### Exercise directions
Omit the pictures, please, and give each record below again exactly.

### Records provided
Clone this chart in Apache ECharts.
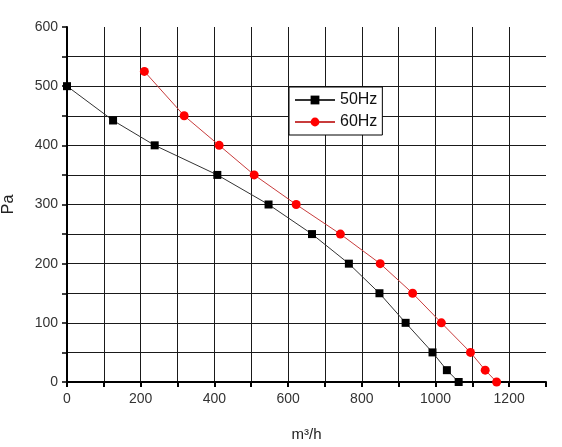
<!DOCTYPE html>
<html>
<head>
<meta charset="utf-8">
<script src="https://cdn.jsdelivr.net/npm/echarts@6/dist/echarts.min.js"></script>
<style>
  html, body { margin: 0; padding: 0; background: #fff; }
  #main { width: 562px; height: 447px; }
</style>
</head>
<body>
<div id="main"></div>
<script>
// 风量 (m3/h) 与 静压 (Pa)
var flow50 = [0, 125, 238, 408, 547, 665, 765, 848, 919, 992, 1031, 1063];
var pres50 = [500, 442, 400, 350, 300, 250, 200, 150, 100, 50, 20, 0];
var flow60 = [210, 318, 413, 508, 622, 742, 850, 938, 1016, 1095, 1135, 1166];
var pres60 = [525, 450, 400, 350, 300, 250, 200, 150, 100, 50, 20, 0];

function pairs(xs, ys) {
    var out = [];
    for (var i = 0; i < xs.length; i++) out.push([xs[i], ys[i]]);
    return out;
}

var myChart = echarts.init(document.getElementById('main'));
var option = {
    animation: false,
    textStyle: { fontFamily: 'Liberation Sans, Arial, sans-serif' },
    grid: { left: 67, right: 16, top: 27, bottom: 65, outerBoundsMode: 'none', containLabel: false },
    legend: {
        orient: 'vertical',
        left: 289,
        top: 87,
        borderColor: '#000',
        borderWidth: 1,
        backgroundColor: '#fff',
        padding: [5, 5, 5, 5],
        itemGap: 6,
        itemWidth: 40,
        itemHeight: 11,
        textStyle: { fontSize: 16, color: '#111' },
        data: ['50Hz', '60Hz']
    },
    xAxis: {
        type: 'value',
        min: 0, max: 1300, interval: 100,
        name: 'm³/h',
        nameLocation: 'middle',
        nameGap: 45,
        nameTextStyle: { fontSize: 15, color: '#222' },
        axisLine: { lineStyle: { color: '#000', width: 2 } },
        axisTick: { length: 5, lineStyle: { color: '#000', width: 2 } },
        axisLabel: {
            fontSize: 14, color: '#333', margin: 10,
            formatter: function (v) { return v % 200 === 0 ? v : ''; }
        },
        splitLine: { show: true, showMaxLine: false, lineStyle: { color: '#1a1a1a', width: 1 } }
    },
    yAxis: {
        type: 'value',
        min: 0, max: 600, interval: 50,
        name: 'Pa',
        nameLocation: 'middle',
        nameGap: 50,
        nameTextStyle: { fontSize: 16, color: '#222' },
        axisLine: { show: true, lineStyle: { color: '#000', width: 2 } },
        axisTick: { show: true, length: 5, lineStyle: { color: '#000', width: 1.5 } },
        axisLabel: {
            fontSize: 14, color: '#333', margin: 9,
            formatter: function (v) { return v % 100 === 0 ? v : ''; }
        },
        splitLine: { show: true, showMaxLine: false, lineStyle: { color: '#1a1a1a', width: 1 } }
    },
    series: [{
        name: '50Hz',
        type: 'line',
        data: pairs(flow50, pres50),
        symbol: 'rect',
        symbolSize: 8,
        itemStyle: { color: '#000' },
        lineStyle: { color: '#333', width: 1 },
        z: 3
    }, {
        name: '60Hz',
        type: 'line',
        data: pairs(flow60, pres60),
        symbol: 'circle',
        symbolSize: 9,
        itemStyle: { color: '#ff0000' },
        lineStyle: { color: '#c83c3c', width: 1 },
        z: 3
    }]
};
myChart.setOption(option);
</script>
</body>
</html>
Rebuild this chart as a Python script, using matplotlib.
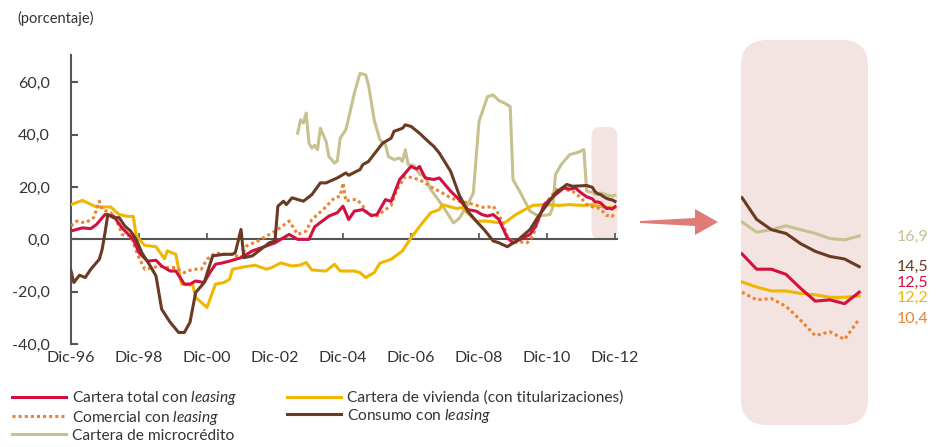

### Task output
Clone this chart in Apache ECharts.
<!DOCTYPE html>
<html>
<head>
<meta charset="utf-8">
<script src="https://cdn.jsdelivr.net/npm/echarts@6/dist/echarts.min.js"></script>
<style>
  html, body { margin: 0; padding: 0; background: #fff; }
  #main { width: 562px; height: 447px; }
</style>
</head>
<body>
<div id="main"></div>
<script>
// 风量 (m3/h) 与 静压 (Pa)
var flow50 = [0, 125, 238, 408, 547, 665, 765, 848, 919, 992, 1031, 1063];
var pres50 = [500, 442, 400, 350, 300, 250, 200, 150, 100, 50, 20, 0];
var flow60 = [210, 318, 413, 508, 622, 742, 850, 938, 1016, 1095, 1135, 1166];
var pres60 = [525, 450, 400, 350, 300, 250, 200, 150, 100, 50, 20, 0];

function pairs(xs, ys) {
    var out = [];
    for (var i = 0; i < xs.length; i++) out.push([xs[i], ys[i]]);
    return out;
}

var myChart = echarts.init(document.getElementById('main'));
var option = {
    animation: false,
    textStyle: { fontFamily: 'Liberation Sans, Arial, sans-serif' },
    grid: { left: 67, right: 16, top: 27, bottom: 65, outerBoundsMode: 'none', containLabel: false },
    legend: {
        orient: 'vertical',
        left: 289,
        top: 87,
        borderColor: '#000',
        borderWidth: 1,
        backgroundColor: '#fff',
        padding: [5, 5, 5, 5],
        itemGap: 6,
        itemWidth: 40,
        itemHeight: 11,
        textStyle: { fontSize: 16, color: '#111' },
        data: ['50Hz', '60Hz']
    },
    xAxis: {
        type: 'value',
        min: 0, max: 1300, interval: 100,
        name: 'm³/h',
        nameLocation: 'middle',
        nameGap: 45,
        nameTextStyle: { fontSize: 15, color: '#222' },
        axisLine: { lineStyle: { color: '#000', width: 2 } },
        axisTick: { length: 5, lineStyle: { color: '#000', width: 2 } },
        axisLabel: {
            fontSize: 14, color: '#333', margin: 10,
            formatter: function (v) { return v % 200 === 0 ? v : ''; }
        },
        splitLine: { show: true, showMaxLine: false, lineStyle: { color: '#1a1a1a', width: 1 } }
    },
    yAxis: {
        type: 'value',
        min: 0, max: 600, interval: 50,
        name: 'Pa',
        nameLocation: 'middle',
        nameGap: 50,
        nameTextStyle: { fontSize: 16, color: '#222' },
        axisLine: { show: true, lineStyle: { color: '#000', width: 2 } },
        axisTick: { show: true, length: 5, lineStyle: { color: '#000', width: 1.5 } },
        axisLabel: {
            fontSize: 14, color: '#333', margin: 9,
            formatter: function (v) { return v % 100 === 0 ? v : ''; }
        },
        splitLine: { show: true, showMaxLine: false, lineStyle: { color: '#1a1a1a', width: 1 } }
    },
    series: [{
        name: '50Hz',
        type: 'line',
        data: pairs(flow50, pres50),
        symbol: 'rect',
        symbolSize: 8,
        itemStyle: { color: '#000' },
        lineStyle: { color: '#333', width: 1 },
        z: 3
    }, {
        name: '60Hz',
        type: 'line',
        data: pairs(flow60, pres60),
        symbol: 'circle',
        symbolSize: 9,
        itemStyle: { color: '#ff0000' },
        lineStyle: { color: '#c83c3c', width: 1 },
        z: 3
    }]
};
myChart.setOption(option);
</script>
</body>
</html>
Rebuild this chart as a Python script, using matplotlib.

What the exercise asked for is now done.